| illustration by Charles Marsh |
As you have probably noticed, this month’s cover story focuses on the most stylish men in Fort Worth. You might want to double check, but I didn't notice my name on the list. I'm a little disappointed, because I am usually the best-dressed person in all the places I frequent. That's because prior to hitting the nearest Dollar General or Walmart, I always make sure that my pajama top matches the bottoms.
Apparently, Fort Worth, Texas magazine is more impressed with the cosmopolitan look. You know, guys that are familiar with things like duffle coats, a zip-up funnel neck shirt and sleek, slouchy trousers.

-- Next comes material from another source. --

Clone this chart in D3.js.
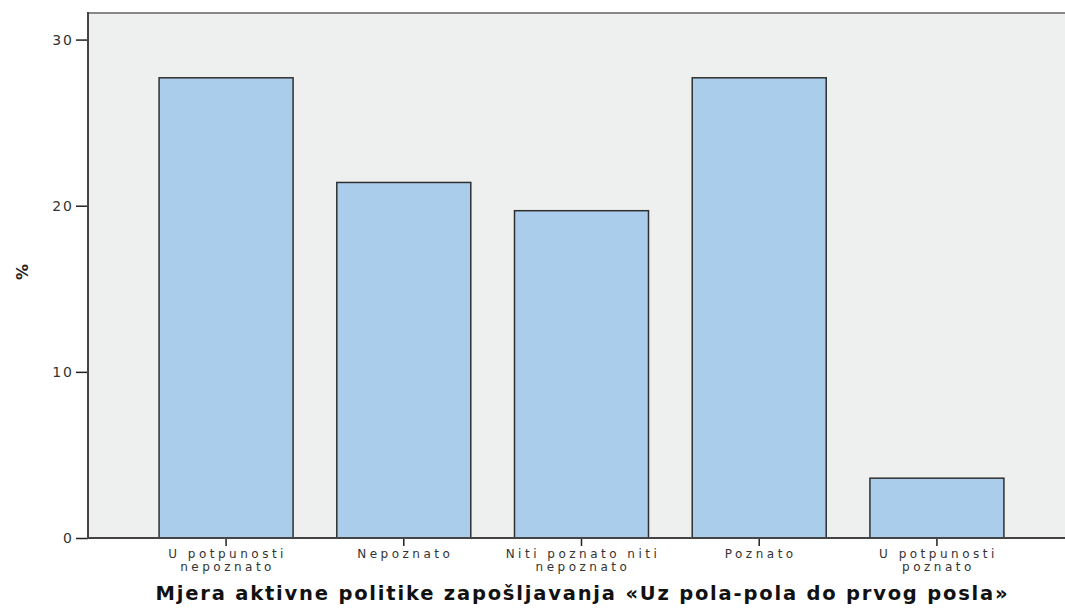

But frankly, I see nothing wrong with a V-neck T-shirt and a freshly laundered pair of cargo shorts. It also might explain why I'm single. Truth is, I probably have as many clothes as the next guy. And I bought a treadmill for the same reason they did. I ran out of closet space.
But being stylish is not just about clothes. Grooming is equally important these days, particularly hair care. Barber shops have given way to salons, and haircuts can get pretty expensive. We are being told that a good hairstyle can play up your best features and hide your flaws. This, combined with about $20 worth of "product," is supposedly the best way to attract someone romantically. Well, I might as well give it a try. The only reason a woman ever ran her fingers through my hair was because she didn't have a napkin. But a number of stylish guys are just shaving their heads these days. There are some good reasons. You never have to worry about being carded or turning gray. I think it looks fine, but if you're thinking about it, I wouldn't recommend a headband. Someone might mistake you for a giant stick of roll-on.
Thinking about all this made me curious about men's style and fashion back in the old days. Turns out it was just as important then as it is now. According to a recent article, men's fashion has always been ruled by history and tradition. For instance, in the late 1800s men were slowly coming out of the stodgy Victorian age, which included top hats, pocket watches and walking sticks. Those folks might have had a little problem with crocs and tank tops. But the Georgian period that preceded it was really weird. Men's fashion included feathers, high heels and panty hose. (Yep. At one time, men actually worried about runs.)
Fashion really took a turn in the 1920s. England, in particular the Duke of Windsor, had a huge influence on the way American men began to dress. You couldn't go wrong with a button-down shirt and argyle socks. In the 1940s and 1950s, individuality gave way to conformity. Check out the movies back then. Every guy pretty much dressed the same. That all changed in the 60s. It was time to rebel, and guys could get by wearing almost any combination. My dad would look at me, shake his head and offer to buy a new light bulb for my closet. The 70s brought on the "disco" look and ties so wide they looked like lobster bibs. But over recent years, styles have become more casual, and these days trends can change in a heartbeat, thanks to the internet and social media.
Now obviously, I'm no fashion guru, but I do think I can offer men a few examples of styles that just flat don't work. In fact, the following "looks" should all but guarantee you a sex-free evening.
Embroidered jeans. Hey, stay out of your daughter's closet.
Mesh shirts. You're not a tennis net.
Any pant that can be mistaken for capris. No explanation needed.
Neck tattoos. I get it. You're not paying back your student loans.
Okay, I will admit that my cargo shorts may be past their prime. But my Nehru jacket and bell-bottoms? Trust me. They'll make a comeback.